A: Generally a TNC driver’s standard personal auto policy will not provide coverage for ride-sharing. A standard personal auto insurance policy stops providing coverage from the moment a driver logs onto a TNC ride-sharing app to the moment the customer has exited the car and the transaction is closed.

Q: Do insurance companies oppose ride-sharing services?

No. Insurers want to make it clear, however, that a personal automobile policy is designed to cover only the traditional use of private-passenger vehicles; it is not designed or underwritten to cover the commercial use of a vehicle. This exclusion extends to more than just ride-sharing. It includes any business use of a vehicle—such as using a pickup truck to plow snow off driveways or to deliver newspapers.

Numerous state insurance regulators have also noted that passengers are taking a risk when they retain an uninsured—or underinsured—TNC driver. In the event of an accident, an injured TNC passenger may not be able to recoup damages, as they would from a traditional licensed and commercially insured taxi service.

The insurance industry welcomes the innovation and competition that TNCs have brought to the for-hire ground transportation marketplace. While this new market is still evolving, the insurance industry will likely develop and offer products that address the insurance gaps that are of concern to policymakers.

Q: Why don’t insurance companies cover ride-sharing?

A: The short answer: Auto insurers have not yet determined how to underwrite the risks of personal-line policyholders using their private-passenger vehicles on a for-hire basis. Surplus lines insurers, who sell policies that aren’t available from state-licensed insurers, are providing coverage currently to TNCs.

Given the proliferation of companies like Uber and Lyft, however, it is likely that auto insurers will at some point start to offer policies that provide motorists with coverage for both traditional private use of a vehicle and commercial vehicle use on behalf of a TNC.

Q: What is government doing as far as insurance is concerned? Do any laws govern ride-sharing and insurance?

A: City and state governments have been intensively discussing how to respond to the extraordinary growth of TNCs, given that the TNC business model does not fit neatly into any of their current transportation or insurance regulatory schemes. The two key insurance regulation questions are:

Must TNC drivers be licensed in the same way that taxi and other for-hire drivers are?
If private-passenger policies do not cover TNC drivers when they are working, how do they become properly insured?
Signed into law in June 2014, Colorado’s Senate Bill 125, the Transportation Network Company Act, has won widespread praise for addressing these questions. The bill affirms that, through mid-January 2015, TNCs must provide primary insurance coverage for the entire time a driver’s app is on. Auto insurers may rightfully deny personal-line policyholder claims arising out of incidents involving TNC-affiliated private-passenger vehicles.

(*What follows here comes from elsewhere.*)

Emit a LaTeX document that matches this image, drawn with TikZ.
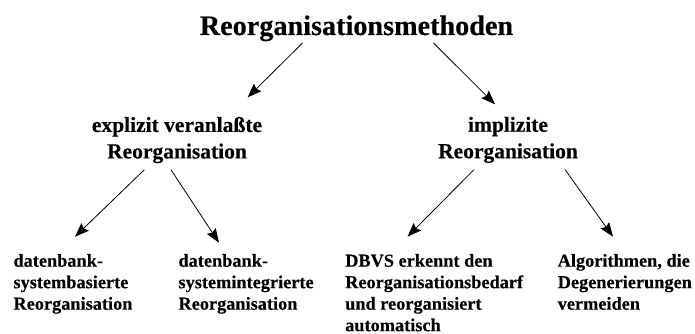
\documentclass[tikz,border=0pt]{standalone}
\usepackage{fontspec}
\setmainfont{Liberation Serif}[BoldFeatures={FakeBold=0.3}]
\usetikzlibrary{arrows.meta, positioning}

\tikzset{
    arr/.style={-{Stealth[length=14pt, width=10.5pt, inset=2pt]}, line width=0.8pt},
    lvltwo/.style={anchor=north, align=center, inner sep=0pt, font=\bfseries\fontsize{21.5}{26.5}\selectfont},
    leaf/.style={anchor=north west, align=left, inner sep=0pt, font=\bfseries\fontsize{18.3}{21.5}\selectfont}
}

\begin{document}
\begin{tikzpicture}[x=1pt, y=-1pt]
    \useasboundingbox (0,0) rectangle (695,334);

    \node[anchor=base, inner sep=0pt, font=\bfseries\fontsize{28.2}{34}\selectfont] (title) at (356.5,35) {Reorganisationsmethoden};

    \node[lvltwo] (expl) at (177,116.6) {explizit veranlaßte\\Reorganisation};
    \node[lvltwo] (impl) at (508,116.6) {implizite\\Reorganisation};

    \node[leaf] (dbsys) at (13.3,253.8) {datenbank-\\systembasierte\\Reorganisation};
    \node[leaf] (dbint) at (178.3,253.8) {datenbank-\\systemintegrierte\\Reorganisation};
    \node[leaf] (auto) at (345,253.8) {DBVS erkennt den\\Reorganisationsbedarf\\und reorganisiert\\automatisch};
    \node[leaf] (algo) at (557.5,253.8) {Algorithmen, die\\Degenerierungen\\vermeiden};

    \draw[arr] ([xshift=-54pt, yshift=-1.6pt]title.south) -- ([xshift=70.7pt, yshift=19.3pt]expl.north);
    \draw[arr] ([xshift=77pt, yshift=-1.6pt]title.south) -- ([xshift=-13pt, yshift=12.3pt]impl.north);

    \draw[arr] ([xshift=-32.7pt, yshift=-6.4pt]expl.south) -- ([xshift=61.7pt, yshift=17.1pt]dbsys.north west);
    \draw[arr] ([xshift=-6pt, yshift=-6.4pt]expl.south) -- ([xshift=40.7pt, yshift=11.1pt]dbint.north west);
    \draw[arr] ([xshift=-34pt, yshift=-6.4pt]impl.south) -- ([xshift=62.5pt, yshift=17.1pt]auto.north west);
    \draw[arr] ([xshift=57pt, yshift=-6.4pt]impl.south) -- ([xshift=55.5pt, yshift=17.1pt]algo.north west);
\end{tikzpicture}
\end{document}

Effective January 15, 2015, either a TNC or its drivers must have policies that:

  • Specifically cover TNC activity
  • Provide primary liability coverage of at least $50,000 per injured person, $100,000 for all injuries in an accident and $30,000 for property damage

Regulatory compliance can be achieved if a TNC provides its drivers with 24/7 commercial coverage or the driver secures an appropriate rider or endorsement to his or her private-passenger policy, covering the vehicle’s periodic TNC-related use. As an alternative, a TNC can purchase a commercial policy that covers its drivers only for the time when a TNC driver’s app is on.

Q: Are any other states responding to this issue?

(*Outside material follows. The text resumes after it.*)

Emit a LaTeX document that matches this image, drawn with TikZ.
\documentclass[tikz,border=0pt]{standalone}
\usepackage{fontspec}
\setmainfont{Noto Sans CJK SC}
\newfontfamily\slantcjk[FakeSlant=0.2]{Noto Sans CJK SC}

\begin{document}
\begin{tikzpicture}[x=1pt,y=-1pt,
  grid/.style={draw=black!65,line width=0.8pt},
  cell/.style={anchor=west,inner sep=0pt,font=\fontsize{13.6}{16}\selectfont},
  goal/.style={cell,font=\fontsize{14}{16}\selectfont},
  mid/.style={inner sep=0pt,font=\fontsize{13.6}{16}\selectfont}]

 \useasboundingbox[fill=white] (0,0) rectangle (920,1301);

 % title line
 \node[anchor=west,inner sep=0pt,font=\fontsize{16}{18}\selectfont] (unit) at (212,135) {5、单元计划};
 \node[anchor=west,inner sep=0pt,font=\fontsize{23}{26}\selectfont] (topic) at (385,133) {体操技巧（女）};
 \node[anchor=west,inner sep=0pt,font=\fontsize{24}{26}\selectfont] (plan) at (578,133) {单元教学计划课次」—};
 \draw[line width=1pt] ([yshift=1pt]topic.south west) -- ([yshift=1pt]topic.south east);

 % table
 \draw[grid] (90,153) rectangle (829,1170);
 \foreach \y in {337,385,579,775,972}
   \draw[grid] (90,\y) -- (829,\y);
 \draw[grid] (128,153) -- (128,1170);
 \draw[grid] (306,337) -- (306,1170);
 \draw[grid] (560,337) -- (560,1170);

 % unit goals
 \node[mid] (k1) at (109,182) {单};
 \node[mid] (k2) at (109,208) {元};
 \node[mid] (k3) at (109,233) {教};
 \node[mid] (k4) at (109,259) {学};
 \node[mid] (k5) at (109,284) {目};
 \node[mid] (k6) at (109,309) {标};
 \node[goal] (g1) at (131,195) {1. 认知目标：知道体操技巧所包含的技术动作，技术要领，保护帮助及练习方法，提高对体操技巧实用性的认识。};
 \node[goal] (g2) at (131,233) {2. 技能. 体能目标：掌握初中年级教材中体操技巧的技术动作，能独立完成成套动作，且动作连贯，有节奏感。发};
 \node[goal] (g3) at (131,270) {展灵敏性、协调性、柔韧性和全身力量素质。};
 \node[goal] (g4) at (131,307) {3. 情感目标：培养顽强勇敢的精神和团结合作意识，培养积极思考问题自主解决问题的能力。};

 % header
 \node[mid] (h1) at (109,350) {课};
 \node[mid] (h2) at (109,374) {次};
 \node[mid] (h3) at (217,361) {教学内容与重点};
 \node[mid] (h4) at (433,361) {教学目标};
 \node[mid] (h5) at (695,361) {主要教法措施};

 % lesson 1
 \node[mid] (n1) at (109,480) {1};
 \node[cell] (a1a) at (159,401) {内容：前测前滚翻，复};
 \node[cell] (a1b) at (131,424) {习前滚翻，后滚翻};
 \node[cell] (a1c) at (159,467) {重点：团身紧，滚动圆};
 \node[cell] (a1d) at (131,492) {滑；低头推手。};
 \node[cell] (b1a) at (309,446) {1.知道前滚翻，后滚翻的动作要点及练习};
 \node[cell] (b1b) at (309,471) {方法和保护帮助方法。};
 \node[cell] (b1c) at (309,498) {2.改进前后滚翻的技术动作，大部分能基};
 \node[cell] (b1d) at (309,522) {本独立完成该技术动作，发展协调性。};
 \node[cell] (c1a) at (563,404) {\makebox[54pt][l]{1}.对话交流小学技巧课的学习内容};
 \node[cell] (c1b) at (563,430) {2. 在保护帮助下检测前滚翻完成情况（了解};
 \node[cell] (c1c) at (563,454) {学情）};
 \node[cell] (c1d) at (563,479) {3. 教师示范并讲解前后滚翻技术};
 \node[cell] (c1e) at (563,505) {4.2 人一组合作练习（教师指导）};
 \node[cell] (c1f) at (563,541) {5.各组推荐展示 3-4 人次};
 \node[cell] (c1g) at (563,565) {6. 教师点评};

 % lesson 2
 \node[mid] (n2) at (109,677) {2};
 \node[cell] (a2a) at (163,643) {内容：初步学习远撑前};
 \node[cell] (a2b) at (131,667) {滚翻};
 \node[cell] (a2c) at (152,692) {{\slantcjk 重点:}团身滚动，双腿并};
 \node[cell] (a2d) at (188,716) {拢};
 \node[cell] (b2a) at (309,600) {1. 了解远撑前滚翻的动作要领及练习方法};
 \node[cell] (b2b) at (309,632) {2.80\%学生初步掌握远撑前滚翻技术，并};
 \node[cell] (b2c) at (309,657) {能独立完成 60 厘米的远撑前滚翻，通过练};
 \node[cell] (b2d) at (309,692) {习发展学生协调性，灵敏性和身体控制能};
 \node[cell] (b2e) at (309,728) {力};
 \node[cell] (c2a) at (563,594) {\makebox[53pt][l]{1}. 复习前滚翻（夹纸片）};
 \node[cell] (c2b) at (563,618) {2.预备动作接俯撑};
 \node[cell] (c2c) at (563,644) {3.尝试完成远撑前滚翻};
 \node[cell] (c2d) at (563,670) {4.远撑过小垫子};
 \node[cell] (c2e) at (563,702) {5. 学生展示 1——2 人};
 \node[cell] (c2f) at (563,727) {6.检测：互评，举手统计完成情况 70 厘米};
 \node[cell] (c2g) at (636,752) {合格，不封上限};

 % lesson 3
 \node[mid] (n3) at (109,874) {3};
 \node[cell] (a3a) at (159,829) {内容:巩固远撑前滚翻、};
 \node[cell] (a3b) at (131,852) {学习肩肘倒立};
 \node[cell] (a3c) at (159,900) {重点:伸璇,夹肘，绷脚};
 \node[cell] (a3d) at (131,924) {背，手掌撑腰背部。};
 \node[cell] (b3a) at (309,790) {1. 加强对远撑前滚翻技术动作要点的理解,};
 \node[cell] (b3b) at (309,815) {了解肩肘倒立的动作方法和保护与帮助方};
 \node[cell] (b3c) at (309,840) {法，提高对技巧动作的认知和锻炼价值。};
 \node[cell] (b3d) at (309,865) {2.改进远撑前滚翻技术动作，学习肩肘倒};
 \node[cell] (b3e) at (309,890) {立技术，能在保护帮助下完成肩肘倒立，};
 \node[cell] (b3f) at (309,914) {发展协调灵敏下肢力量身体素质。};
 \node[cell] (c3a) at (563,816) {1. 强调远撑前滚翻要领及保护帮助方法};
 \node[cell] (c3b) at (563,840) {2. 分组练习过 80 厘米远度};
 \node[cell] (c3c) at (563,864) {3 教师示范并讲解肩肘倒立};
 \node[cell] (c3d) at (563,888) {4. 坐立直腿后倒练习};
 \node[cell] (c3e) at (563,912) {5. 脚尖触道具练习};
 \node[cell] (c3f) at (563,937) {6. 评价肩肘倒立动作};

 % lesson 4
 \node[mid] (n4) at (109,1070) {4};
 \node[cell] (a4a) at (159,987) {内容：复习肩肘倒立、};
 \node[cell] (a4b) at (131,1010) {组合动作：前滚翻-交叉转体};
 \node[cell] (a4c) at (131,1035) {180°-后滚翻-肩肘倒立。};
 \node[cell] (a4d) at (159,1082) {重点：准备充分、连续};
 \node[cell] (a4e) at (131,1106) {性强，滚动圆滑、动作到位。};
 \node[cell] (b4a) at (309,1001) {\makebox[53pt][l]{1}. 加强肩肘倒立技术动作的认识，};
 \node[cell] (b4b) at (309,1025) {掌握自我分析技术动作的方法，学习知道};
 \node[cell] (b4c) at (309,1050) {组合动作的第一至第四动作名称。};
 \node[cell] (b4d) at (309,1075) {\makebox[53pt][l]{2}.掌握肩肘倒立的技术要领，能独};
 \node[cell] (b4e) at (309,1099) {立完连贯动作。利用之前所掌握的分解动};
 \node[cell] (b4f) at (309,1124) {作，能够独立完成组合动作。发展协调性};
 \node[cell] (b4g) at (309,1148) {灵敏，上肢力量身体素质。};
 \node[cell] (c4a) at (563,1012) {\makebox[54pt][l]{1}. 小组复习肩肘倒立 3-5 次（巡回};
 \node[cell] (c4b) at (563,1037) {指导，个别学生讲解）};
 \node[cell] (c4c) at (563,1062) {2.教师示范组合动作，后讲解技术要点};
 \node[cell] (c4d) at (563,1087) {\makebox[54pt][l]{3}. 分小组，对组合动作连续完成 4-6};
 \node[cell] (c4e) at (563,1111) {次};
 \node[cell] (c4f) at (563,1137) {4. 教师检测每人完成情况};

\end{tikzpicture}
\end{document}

A: California is worth special mention because ride-sharing has grown exponentially in cities such as Los Angeles and San Francisco. In September 2014, Governor Jerry Brown signed into law Assembly Bill 2293, which at the last-minute was supported by Uber and Lyft. The bill was sponsored by the insurance industry because it:

  • Requires TNCs to disclose to drivers upfront that the driver’s personal insurance policy will not apply while using their private-passenger vehicle for a TNC assignment
  • Requires TNC insurance from the moment the driver logs onto the app, until the driver logs off
  • Clarifies that TNC insurance is primary coverage
  • Requires the TNC’s liability insurer to defend and indemnify drivers when they have a claim, or accident, while on assignment
  • Ensures TNC’s coverage is not dependent on a private-passenger auto insurer first declining coverage
  • According to the Los Angeles Times, for Period 1 (from log on until match), drivers or the TNC would buy a basic primary policy, covering $50,000 for death or injury for one person in an accident, $100,000 for all persons and $30,000 for property damage. TNCs would have to purchase excess liability policies covering an additional $200,000 in damages. For the remaining period of time (from match until the passenger exits the vehicle), the TNC would maintain a $1 million liability and $1 million uninsured/underinsured (UM/UIM) policy. The law takes effect July 1, 2015

Q: Would a passenger’s personal auto policy provide coverage for an injury incurred in a ride-share vehicle accident?

A: Probably not, because private-passenger auto insurance policies were never intended to provide coverage for injuries incurred while the vehicle was engaged in a commercial enterprise.

Q: How can prospective TNC drivers learn if they have sufficient coverage?

A: Prospective drivers should ask the TNC what level of coverage it provides. Drivers should also contact their own auto insurer to address gaps, if any, in their liability protection. It is also recommended that TNC drivers review a copy of their TNC’s insurance contracts so they know the exact terms and conditions of the coverage.

Uber asserts that all rides on the Uber platform are backed by what the company characterizes as a best-in-class corporate insurance policy. Meanwhile, Lyft has said “drivers and passengers are covered by Lyft’s $1 million commercial liability policy while matched on the platform” and, at least in Florida, that, “Lyft’s commercial liability insurance is also now primary to a [TNC] driver’s personal policy.”